Besides, what IS your area of expertise? What's your major (if you care to share)?

 

[gettheleadout]

I knew you'd reply 😀. I was even thinking about @gettheleadout ing you. But I think in the second to last independent clause of your first paragraph, you mean that P_vap should relatively asymptotically approach P_atm, not that P_atm approaches itself.

Ah yes, I accidentally said P_atm twice there, I'll fix that.

I am not sure about the Clausius-Clapeyron relationship. I'm just saying I never heard of it.

My first thought was the Clausius-Clapeyron equation, and rather than derive the P vs. T relationship myself I found it here.
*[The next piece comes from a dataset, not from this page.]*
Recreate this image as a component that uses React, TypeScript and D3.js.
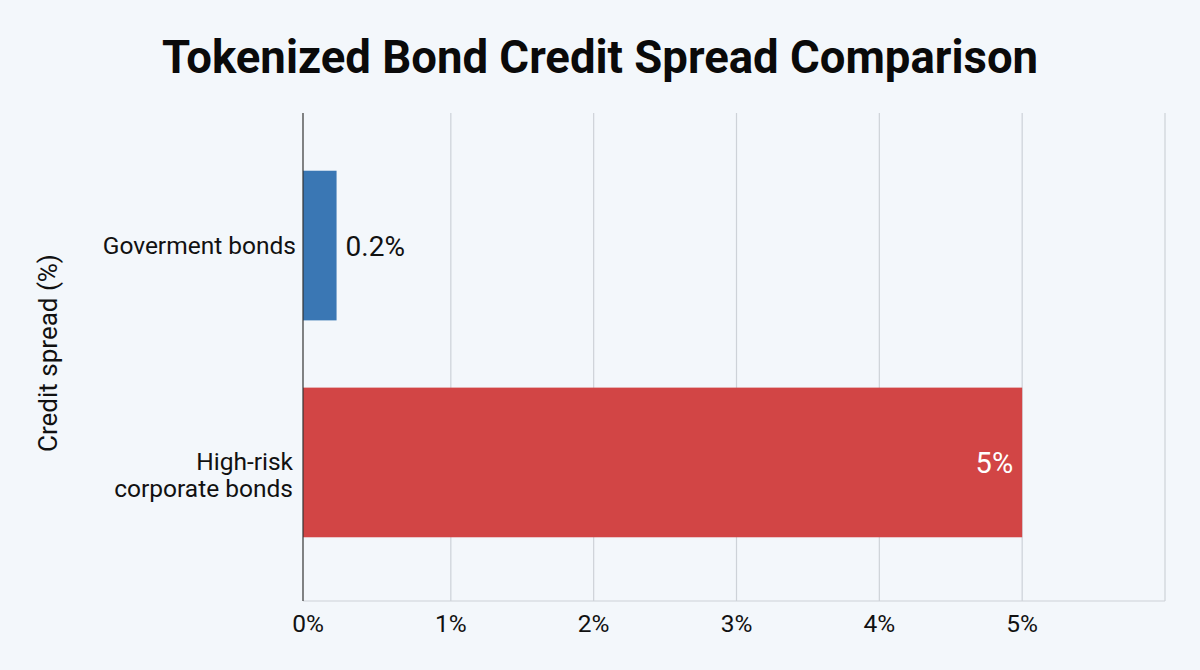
import * as d3 from 'd3';

// chart data
const categories = ['Goverment bonds', 'High-risk corporate bonds'];
const categoryLines = [['Goverment bonds'], ['High-risk', 'corporate bonds']];
const spreads = [0.2, 5];
const valueLabels = ['0.2%', '5%'];
const barColors = ['#3a77b4', '#d24545'];
const ticks = [0, 1, 2, 3, 4, 5];

const W = 1200;
const H = 670;
const left = 303;
const right = 1165;
const top = 113;
const bottom = 601;
const font = 'Roboto, "Noto Sans", sans-serif';

const App = () => {
    // axis starts a little below zero, bars are drawn from the left edge
    const x = d3.scaleLinear().domain([-0.035, 6]).range([left, right]);
    const y = d3.scaleBand<string>()
        .domain(categories)
        .range([top - 3, bottom - 3])
        .paddingInner(0.31)
        .paddingOuter(0.28);

    return (
        <svg width={W} height={H} style={{ position: 'absolute', left: 0, top: 0, background: '#f3f7fb' }}>
            <rect width={W} height={H} fill="#f3f7fb" />
            <text x={600} y={73} textAnchor="middle" fontFamily={font} fontWeight="bold" fontSize={45.5} fill="#0a0a0a">
                Tokenized Bond Credit Spread Comparison
            </text>

            {/* grid */}
            {ticks.slice(1).map(t => (
                <line key={t} x1={x(t)} x2={x(t)} y1={top} y2={bottom} stroke="#cdd2d8" strokeWidth={1.2} />
            ))}
            <line x1={right} x2={right} y1={top} y2={bottom} stroke="#cdd2d8" strokeWidth={1.2} />
            <line x1={left} x2={right} y1={bottom} y2={bottom} stroke="#cdd2d8" strokeWidth={1.2} />

            {/* bars */}
            {categories.map((c, i) => (
                <rect key={c} x={left} y={y(c)} width={x(spreads[i]) - left} height={y.bandwidth()} fill={barColors[i]} />
            ))}

            {/* value labels */}
            {categories.map((c, i) => {
                const inside = spreads[i] > 1;
                const cy = (y(c) ?? 0) + y.bandwidth() / 2;
                return (
                    <text key={c} x={inside ? x(spreads[i]) - 9 : x(spreads[i]) + 9} y={cy} dy="0.36em"
                        textAnchor={inside ? 'end' : 'start'} fontFamily={font} fontSize={inside ? 29 : 28}
                        fill={inside ? '#ffffff' : '#111111'}>
                        {valueLabels[i]}
                    </text>
                );
            })}

            <line x1={left} x2={left} y1={top} y2={bottom} stroke="#333333" strokeWidth={1.2} />

            {/* category labels */}
            {categories.map((c, i) => {
                const lines = categoryLines[i];
                const cy = (y(c) ?? 0) + y.bandwidth() / 2;
                return (
                    <text key={c} textAnchor="end" fontFamily={font} fontSize={24.5} fill="#111111">
                        {lines.map((l, j) => (
                            <tspan key={j} x={lines.length > 1 ? left - 10 : left - 7} y={cy + 8 + j * 27}>{l}</tspan>
                        ))}
                    </text>
                );
            })}

            {/* x ticks */}
            {ticks.map(t => (
                <text key={t} x={x(t)} y={632} textAnchor="middle" fontFamily={font} fontSize={24.5} fill="#111111">
                    {`${t}%`}
                </text>
            ))}

            <text transform={`translate(57, 353) rotate(-90)`} textAnchor="middle" fontFamily={font} fontSize={26} fill="#111111">
                Credit spread (%)
            </text>
        </svg>
    );
};

export default App;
That equation doesn't seem to be consistent with the given situation though, because if you increase temperature, it would seem that you should get an increase in the dP/dT, rather than a decrease (as predicted by the equation, if done correctly), because vapor Pressure increases exponentially with Temperature. Perhaps I misinterpreted the equation. Plus, the Pvap doesn't seem to be reaching any sort of maximum pressure in any case (it increases exponentially) as far as its relationship with a liquids temperature. Of course, the liquid can only reach a certain temperature before it no longer is a liquid.

No, dP/dT should definitely decrease, plot an asymptotic approach of P to P_atm on a plot where P is on the y-axis and T is on the x-axis. The limit is:

lim(T -> inf.) P(T) = P_atm

Which means that since P_atm is constant the slope of P(T) at T = infinity is zero, whereas the slope is a positive number while P is increasing initially. The derivative dP/dT must decrease, since the change in P per change in T gets smaller and smaller until it is zero.

I'm going to try to contemplate your reply to the second question soon here.

Besides, what IS your area of expertise? What's your major (if you care to share)?

Haha I'll PM you.

 

[Rhino1000]

Ah yes, I accidentally said P_atm twice there, I'll fix that.


My first thought was the Clausius-Clapeyron equation, and rather than derive the P vs. T relationship myself I found it here.


No, dP/dT should definitely decrease, plot an asymptotic approach of P to P_atm on a plot where P is on the y-axis and T is on the x-axis. The limit is:

Which means that since P_atm is constant the slope of P(T) at T = infinity is zero, whereas the slope is a positive number while P is increasing initially. The derivative dP/dT must decrease, since the change in P per change in T gets smaller and smaller until it is zero.


Haha I'll PM you.

Therefore I say that you and TBR are in direct disagreement, and they have the incorrect interpretation. I edited my first post to see if you could confirm this. TBR does describe Pvap as having an exponential rather than logarithmic relationship with Temperature. The logarithmic relationship is sounding much more logical.

By the way, I wasn't saying that the Clausius-Clapeyron equation would show an exponential relationship, I was merely suggesting that the Clausius-Clapeyron equation predicts a relationship inconsistent with TBR (I was accepting their interpretation as truth, rather than the equation, which is why I said that the equation must be inconsistent with the given situation); so I was actually stating that the two are inconsistent with each other.

 

[gettheleadout]

Therefore I say that you and TBR are in direct disagreement, and they have the incorrect interpretation. I edited my first post to see if you could confirm this. TBR does describe Pvap as having an exponential rather than logarithmic relationship with Temperature. The logarithmic relationship is sounding much more logical.

By the way, I wasn't saying that the Clausius-Clapeyron equation would show an exponential relationship, I was merely suggesting that the Clausius-Clapeyron equation predicts a relationship inconsistent with TBR (I was accepting their interpretation as truth, rather than the equation, which is why I said that the equation must be inconsistent with the given situation); so I was actually stating that the two are inconsistent with each other.

Ah I see. Yes, I'm fairly confident this is the case, since if you solve the ODE from the Clausius-Clapeyron relation you find that P(T) = ln(T) + C.